C’est dans ce contexte que les nouveaux accords avec l’Europe et l’Asie prendront une importance stratégique réelle, et non plus simplement diplomatique. Pas comme alternative aux États-Unis, mais comme levier. Diversifier les chaînes d’approvisionnement, sécuriser des débouchés pour l’énergie, les minéraux critiques, l’agroalimentaire, la technologie : 2026 sera l’année où ces partenariats devront produire des effets tangibles, visibles dans l’emploi, l’investissement et la capacité industrielle du pays.
Mais ces ouvertures auront un prix.
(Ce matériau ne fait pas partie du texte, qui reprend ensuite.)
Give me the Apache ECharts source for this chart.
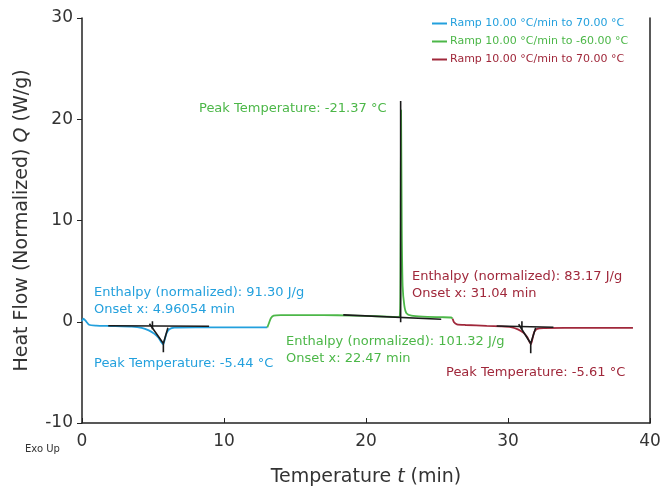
<!DOCTYPE html>
<html lang="en">
<head>
    <meta charset="UTF-8">
    <title>DSC ramp</title>
    <style>
        html, body { margin: 0; padding: 0; background: #fff; }
        #main { width: 661px; height: 488px; }
    </style>
</head>
<body>
<div id="main"></div>

<script src="https://cdn.jsdelivr.net/npm/echarts@6.0.0/dist/echarts.min.js"></script>
<script>
    // time in min, heat flow in W/g
    var blueRamp = [
        [0, 0.05], [0.1, 0.3], [0.25, 0.1], [0.5, -0.3], [1, -0.38], [2, -0.42], [3.5, -0.48],
        [4.2, -0.6], [4.7, -0.85], [5.1, -1.2], [5.4, -1.6], [5.6, -2.05], [5.72, -2.25], [5.82, -1.8],
        [5.95, -1.15], [6.15, -0.75], [6.5, -0.58], [8, -0.55], [10, -0.55], [12, -0.55], [13.05, -0.55]
    ];
    var greenRamp = [
        [13.05, -0.55], [13.15, -0.2], [13.3, 0.35], [13.5, 0.6], [14, 0.65], [16, 0.66], [18, 0.64],
        [20, 0.58], [21.5, 0.5], [22.35, 0.45], [22.42, 3], [22.47, 20.9], [22.52, 9], [22.58, 3.5],
        [22.7, 1.6], [22.85, 0.85], [23.2, 0.6], [24, 0.5], [25.3, 0.45], [26.0, 0.42], [26.1, 0.3]
    ];
    var redRamp = [
        [26.1, 0.3], [26.2, -0.05], [26.4, -0.25], [27, -0.32], [28.5, -0.4], [29.5, -0.45], [30.2, -0.52],
        [30.7, -0.75], [31.1, -1.1], [31.35, -1.5], [31.52, -2.0], [31.62, -2.2], [31.72, -1.7],
        [31.85, -1.0], [32.05, -0.7], [32.5, -0.62], [34, -0.6], [36, -0.6], [38.8, -0.6]
    ];

    // black analysis lines (baseline, onset tick, tangent, peak mark)
    var blueMarks = [
        [[1.85, -0.4], [8.95, -0.45]],
        [[4.96, 0.05], [4.96, -0.75]],
        [[4.75, -0.2], [5.73, -2.15], [6.05, -0.6]],
        [[5.73, -2.15], [5.73, -3.0]]
    ];
    var greenMarks = [
        [[18.4, 0.68], [25.3, 0.25]],
        [[22.44, 21.8], [22.44, -0.05]]
    ];
    var redMarks = [
        [[29.2, -0.42], [33.2, -0.55]],
        [[30.98, 0.05], [30.98, -0.75]],
        [[30.75, -0.25], [31.6, -2.15], [31.95, -0.6]],
        [[31.6, -2.15], [31.6, -3.1]]
    ];

    var seriesNames = ['Ramp 10.00 °C/min to 70.00 °C ', 'Ramp 10.00 °C/min to -60.00 °C', 'Ramp 10.00 °C/min to 70.00 °C'];
    var seriesColors = ['#23a0dd', '#4cb748', '#a0283b'];
    var xTicks = [0, 10, 20, 30, 40];
    var yTicks = [-10, 0, 10, 20, 30];

    var font = 'DejaVu Sans';

    var series = [];
    [blueRamp, greenRamp, redRamp].forEach(function (d, i) {
        series.push({
            name: seriesNames[i],
            type: 'line',
            data: d,
            showSymbol: false,
            smooth: 0.2,
            z: 2,
            lineStyle: { color: seriesColors[i], width: 1.8 },
            itemStyle: { color: seriesColors[i] }
        });
    });
    blueMarks.concat(greenMarks, redMarks).forEach(function (seg) {
        series.push({
            type: 'line',
            data: seg,
            showSymbol: false,
            silent: true,
            z: 3,
            lineStyle: { color: '#1a1a1a', width: 1.6 }
        });
    });

    function note(x, y, lines, color) {
        return {
            type: 'text',
            left: x,
            top: y,
            style: { text: lines, fill: color, font: '13px ' + font, lineHeight: 17 }
        };
    }

    var myChart = echarts.init(document.getElementById('main'), null, { renderer: 'canvas' });
    var option = {
        animation: false,
        grid: { left: 82, right: 11, top: 18, bottom: 65, outerBoundsMode: 'none' },
        legend: {
            orient: 'vertical',
            left: 427,
            top: 13,
            itemWidth: 15,
            itemHeight: 2,
            itemGap: 7,
            icon: 'rect',
            textStyle: { fontFamily: font, fontSize: 11, padding: [0, 0, 0, -2] },
            data: seriesNames.map(function (n, i) {
                return { name: n, textStyle: { color: seriesColors[i] } };
            })
        },
        xAxis: {
            type: 'value',
            min: xTicks[0],
            max: xTicks[xTicks.length - 1],
            interval: 10,
            name: '{n|Temperature }{i|t}{n| (min)}',
            nameLocation: 'middle',
            nameGap: 45,
            nameTextStyle: {
                rich: {
                    n: { fontFamily: font, fontSize: 19, color: '#333' },
                    i: { fontFamily: font, fontSize: 19, color: '#333', fontStyle: 'italic' }
                }
            },
            splitLine: { show: false },
            axisLine: { onZero: false, lineStyle: { color: '#222', width: 1.5 } },
            axisTick: { inside: true, length: 5, lineStyle: { color: '#222' } },
            axisLabel: { fontFamily: font, fontSize: 17, color: '#333', margin: 10 }
        },
        yAxis: [{
            type: 'value',
            min: yTicks[0],
            max: yTicks[yTicks.length - 1],
            interval: 10,
            name: '{n|Heat Flow (Normalized) }{i|Q}{n| (W/g)}',
            nameLocation: 'middle',
            nameGap: 50,
            nameTextStyle: {
                rich: {
                    n: { fontFamily: font, fontSize: 19, color: '#333' },
                    i: { fontFamily: font, fontSize: 19, color: '#333', fontStyle: 'italic' }
                }
            },
            splitLine: { show: false },
            axisLine: { show: true, onZero: false, lineStyle: { color: '#222', width: 1.5 } },
            axisTick: { show: true, length: 5, lineStyle: { color: '#222' } },
            axisLabel: { fontFamily: font, fontSize: 17, color: '#333', margin: 9 }
        }, {
            type: 'value',
            position: 'right',
            min: -10,
            max: 30,
            interval: 10,
            splitLine: { show: false },
            axisLine: { show: true, onZero: false, lineStyle: { color: '#222', width: 1.5 } },
            axisTick: { show: false },
            axisLabel: { show: false }
        }],
        graphic: [
            note(199, 100, 'Peak Temperature: -21.37 °C', seriesColors[1]),
            note(412, 268, 'Enthalpy (normalized): 83.17 J/g\nOnset x: 31.04 min', seriesColors[2]),
            note(94, 284, 'Enthalpy (normalized): 91.30 J/g\nOnset x: 4.96054 min', seriesColors[0]),
            note(94, 355, 'Peak Temperature: -5.44 °C', seriesColors[0]),
            note(286, 333, 'Enthalpy (normalized): 101.32 J/g\nOnset x: 22.47 min', seriesColors[1]),
            note(446, 364, 'Peak Temperature: -5.61 °C', seriesColors[2]),
            { type: 'text', left: 25, top: 444, style: { text: 'Exo Up', fill: '#333', font: '10px ' + font } }
        ],
        series: series
    };

    myChart.setOption(option);
</script>
</body>
</html>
L’Europe demandera des standards élevés, une cohérence climatique et sociale accrue. L’Asie exigera de la rapidité, de la fiabilité logistique, une capacité d’exécution que le Canada n’a pas toujours démontrée. Vous ne pourrez pas, collectivement, vouloir la diversification sans accepter la discipline qu’elle impose.
Le véritable enjeu de 2026 ne sera donc pas géopolitique au sens abstrait. Il sera intérieur. Le Canada pourra-t-il aligner son logement, sa main-d’œuvre, son énergie, ses infrastructures et sa gouvernance sur ses ambitions internationales ? Ou continuera-t-il à signer des accords qu’il peine ensuite à incarner sur le terrain ?
L’année à venir dira si le pays accepte enfin de passer d’une stabilité défensive à une stratégie assumée, car dans un monde de blocs, de tensions commerciales et de transitions accélérées, rester « raisonnable » ne suffit plus. Il faudra choisir, investir, trancher.
En 2026, le Canada ne sera pas forcé de devenir un pays radical. Mais il devra cesser d’être un pays hésitant. Et cette fois, ce ne sera pas une question de résilience. Ce sera une question de direction.